Ceremonies to honour Australia’s military personnel on the Anzac Day holiday on Sunday have been cancelled. Last year, the coronavirus pandemic forced most traditional memorials to be cancelled across Australia for the first time in decades.
Anzac Day originally commemorated a bloody battle on the Gallipoli peninsula in Turkey during World War One. On April 25, 1915, thousands of troops from the Australian and New Zealand Army Corps (ANZAC) were among a larger Allied force that landed on the narrow beaches of the Gallipoli peninsula, an ill-fated campaign that would claim more than 130,000 lives.
Today, Anzac Day honours all Australian troops from all conflicts.
Australia’s topflight A-League soccer match between Brisbane Roar FC and Perth Glory scheduled for Sunday has been postponed while an Australian football game between Fremantle and North Melbourne will go ahead, but there will be no crowd.
The latest lockdown was ordered after a returning traveller who tested negative on release from a Perth quarantine hotel later tested positive for COVID-19, with authorities suspecting he became infected while in the hotel.
The man spent several days in Perth and infected another person before his infection was diagnosed.
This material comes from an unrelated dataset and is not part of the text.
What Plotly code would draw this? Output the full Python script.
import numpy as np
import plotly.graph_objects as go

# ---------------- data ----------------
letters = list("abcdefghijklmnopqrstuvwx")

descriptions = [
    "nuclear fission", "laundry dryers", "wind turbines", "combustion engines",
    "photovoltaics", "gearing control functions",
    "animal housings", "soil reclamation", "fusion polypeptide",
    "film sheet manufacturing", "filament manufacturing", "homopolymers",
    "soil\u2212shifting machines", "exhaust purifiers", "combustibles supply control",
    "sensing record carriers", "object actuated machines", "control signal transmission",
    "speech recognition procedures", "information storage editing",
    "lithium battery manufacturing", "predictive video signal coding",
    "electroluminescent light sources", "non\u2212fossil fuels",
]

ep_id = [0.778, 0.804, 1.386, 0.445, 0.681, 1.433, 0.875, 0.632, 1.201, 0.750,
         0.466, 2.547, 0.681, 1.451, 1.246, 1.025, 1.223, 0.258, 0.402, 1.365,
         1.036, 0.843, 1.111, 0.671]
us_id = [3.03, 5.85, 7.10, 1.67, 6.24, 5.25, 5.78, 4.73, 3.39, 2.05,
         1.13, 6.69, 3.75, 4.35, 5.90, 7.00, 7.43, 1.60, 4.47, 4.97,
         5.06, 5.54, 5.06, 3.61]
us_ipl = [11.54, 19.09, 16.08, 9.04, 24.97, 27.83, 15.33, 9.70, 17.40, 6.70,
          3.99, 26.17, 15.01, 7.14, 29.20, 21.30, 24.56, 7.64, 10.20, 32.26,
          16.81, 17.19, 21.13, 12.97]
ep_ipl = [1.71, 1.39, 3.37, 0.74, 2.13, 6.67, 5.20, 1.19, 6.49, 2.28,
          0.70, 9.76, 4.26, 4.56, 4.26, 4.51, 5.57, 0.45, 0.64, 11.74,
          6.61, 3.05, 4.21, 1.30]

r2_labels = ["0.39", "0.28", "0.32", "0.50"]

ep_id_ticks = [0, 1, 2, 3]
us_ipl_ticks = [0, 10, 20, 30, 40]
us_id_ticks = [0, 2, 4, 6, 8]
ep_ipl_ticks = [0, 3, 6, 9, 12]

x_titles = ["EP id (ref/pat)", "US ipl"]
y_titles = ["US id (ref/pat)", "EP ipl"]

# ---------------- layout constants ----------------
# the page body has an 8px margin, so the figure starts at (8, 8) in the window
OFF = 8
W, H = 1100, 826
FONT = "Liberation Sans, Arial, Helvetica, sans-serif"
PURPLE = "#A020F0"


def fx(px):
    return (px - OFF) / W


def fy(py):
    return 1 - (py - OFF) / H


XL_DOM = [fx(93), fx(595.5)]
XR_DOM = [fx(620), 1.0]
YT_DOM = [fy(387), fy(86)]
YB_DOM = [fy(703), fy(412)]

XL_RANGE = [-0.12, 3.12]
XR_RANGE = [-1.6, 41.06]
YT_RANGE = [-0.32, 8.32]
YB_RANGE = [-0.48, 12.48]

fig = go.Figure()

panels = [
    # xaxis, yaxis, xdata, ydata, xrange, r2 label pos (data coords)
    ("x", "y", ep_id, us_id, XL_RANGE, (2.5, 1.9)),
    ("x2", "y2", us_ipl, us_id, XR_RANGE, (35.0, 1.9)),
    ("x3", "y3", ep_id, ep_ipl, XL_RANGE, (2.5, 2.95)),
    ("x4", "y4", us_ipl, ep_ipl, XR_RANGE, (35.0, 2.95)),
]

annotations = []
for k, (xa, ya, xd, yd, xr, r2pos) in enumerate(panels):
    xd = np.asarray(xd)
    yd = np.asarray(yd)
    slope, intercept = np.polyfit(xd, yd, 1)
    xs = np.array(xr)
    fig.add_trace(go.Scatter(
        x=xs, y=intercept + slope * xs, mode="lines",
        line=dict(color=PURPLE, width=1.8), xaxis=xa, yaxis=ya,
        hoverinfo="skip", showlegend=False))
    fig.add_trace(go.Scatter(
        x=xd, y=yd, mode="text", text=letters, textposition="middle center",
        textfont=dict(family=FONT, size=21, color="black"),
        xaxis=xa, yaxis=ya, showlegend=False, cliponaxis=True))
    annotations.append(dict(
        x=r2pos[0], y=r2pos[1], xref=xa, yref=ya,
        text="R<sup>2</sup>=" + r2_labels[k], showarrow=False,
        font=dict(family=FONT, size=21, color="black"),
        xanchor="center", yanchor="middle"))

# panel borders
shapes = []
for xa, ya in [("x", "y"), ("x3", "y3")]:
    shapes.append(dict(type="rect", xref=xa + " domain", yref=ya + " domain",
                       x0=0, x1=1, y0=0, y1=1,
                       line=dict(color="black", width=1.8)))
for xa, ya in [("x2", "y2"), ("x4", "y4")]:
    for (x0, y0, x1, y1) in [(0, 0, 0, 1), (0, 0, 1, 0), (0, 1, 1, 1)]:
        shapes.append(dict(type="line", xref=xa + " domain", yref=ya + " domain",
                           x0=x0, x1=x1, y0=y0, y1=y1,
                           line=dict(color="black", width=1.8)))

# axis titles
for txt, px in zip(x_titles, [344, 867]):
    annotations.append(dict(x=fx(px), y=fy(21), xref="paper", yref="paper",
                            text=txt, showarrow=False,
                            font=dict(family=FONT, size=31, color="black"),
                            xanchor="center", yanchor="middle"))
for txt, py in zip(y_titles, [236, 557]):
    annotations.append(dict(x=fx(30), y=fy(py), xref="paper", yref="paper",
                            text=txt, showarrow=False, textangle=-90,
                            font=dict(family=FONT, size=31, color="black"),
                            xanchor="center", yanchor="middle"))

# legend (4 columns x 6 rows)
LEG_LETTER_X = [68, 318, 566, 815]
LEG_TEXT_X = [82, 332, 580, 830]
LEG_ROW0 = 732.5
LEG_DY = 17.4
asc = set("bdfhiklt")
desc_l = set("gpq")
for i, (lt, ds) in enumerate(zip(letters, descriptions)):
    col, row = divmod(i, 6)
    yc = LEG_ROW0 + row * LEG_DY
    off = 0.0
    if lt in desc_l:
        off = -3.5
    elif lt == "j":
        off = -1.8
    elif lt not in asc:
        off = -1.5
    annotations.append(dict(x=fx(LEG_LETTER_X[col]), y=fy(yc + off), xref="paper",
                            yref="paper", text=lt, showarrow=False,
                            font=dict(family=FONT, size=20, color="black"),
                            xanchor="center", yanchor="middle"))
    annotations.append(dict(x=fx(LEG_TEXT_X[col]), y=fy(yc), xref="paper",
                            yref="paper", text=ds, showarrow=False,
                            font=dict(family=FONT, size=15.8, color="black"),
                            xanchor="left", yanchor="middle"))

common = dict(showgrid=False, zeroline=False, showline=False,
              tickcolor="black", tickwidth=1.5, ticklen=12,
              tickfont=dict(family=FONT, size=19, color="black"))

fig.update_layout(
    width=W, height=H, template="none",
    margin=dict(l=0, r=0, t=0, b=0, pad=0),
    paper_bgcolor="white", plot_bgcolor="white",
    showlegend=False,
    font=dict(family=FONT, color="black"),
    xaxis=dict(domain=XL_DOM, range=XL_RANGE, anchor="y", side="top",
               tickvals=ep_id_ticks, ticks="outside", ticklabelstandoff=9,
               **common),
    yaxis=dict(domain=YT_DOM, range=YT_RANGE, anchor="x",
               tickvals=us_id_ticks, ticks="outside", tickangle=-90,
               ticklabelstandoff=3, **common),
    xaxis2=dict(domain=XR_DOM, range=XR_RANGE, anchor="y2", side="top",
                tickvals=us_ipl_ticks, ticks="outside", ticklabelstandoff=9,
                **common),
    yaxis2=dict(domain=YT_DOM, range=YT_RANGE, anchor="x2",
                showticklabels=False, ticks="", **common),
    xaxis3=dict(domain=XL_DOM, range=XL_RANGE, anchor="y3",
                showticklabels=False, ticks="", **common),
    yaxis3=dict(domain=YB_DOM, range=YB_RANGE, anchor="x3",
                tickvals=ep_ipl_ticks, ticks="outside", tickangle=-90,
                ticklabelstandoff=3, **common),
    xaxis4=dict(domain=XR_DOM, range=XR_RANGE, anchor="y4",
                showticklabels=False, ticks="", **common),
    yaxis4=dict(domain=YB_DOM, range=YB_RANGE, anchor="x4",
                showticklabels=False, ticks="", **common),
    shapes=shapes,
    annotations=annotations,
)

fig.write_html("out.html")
Having closed its borders more than a year ago, Australia lets mostly citizens and permanent-residents return from abroad. Returned travellers, however, except from New Zealand, must undergo two weeks of mandatory hotel quarantine at their own expense.
The hotel quarantine system, together with snap lockdowns and swift tracking limiting coronavirus has helped Australia to keep its COVID-19 numbers low compared with other developed countries, with just over 29,500 cases and 910 deaths.
The Australian Medical Association (AMA) urged on Saturday a review of the hotel quarantine system to prevent further outbreaks.
“Everything that can be done in hotel quarantine needs to be done right now and, unfortunately, in Western Australia as in some other states, that is not the case,” Omar Khorshid, AMA’s president told the ABC national broadcaster.
“There are still holes that can be plugged.”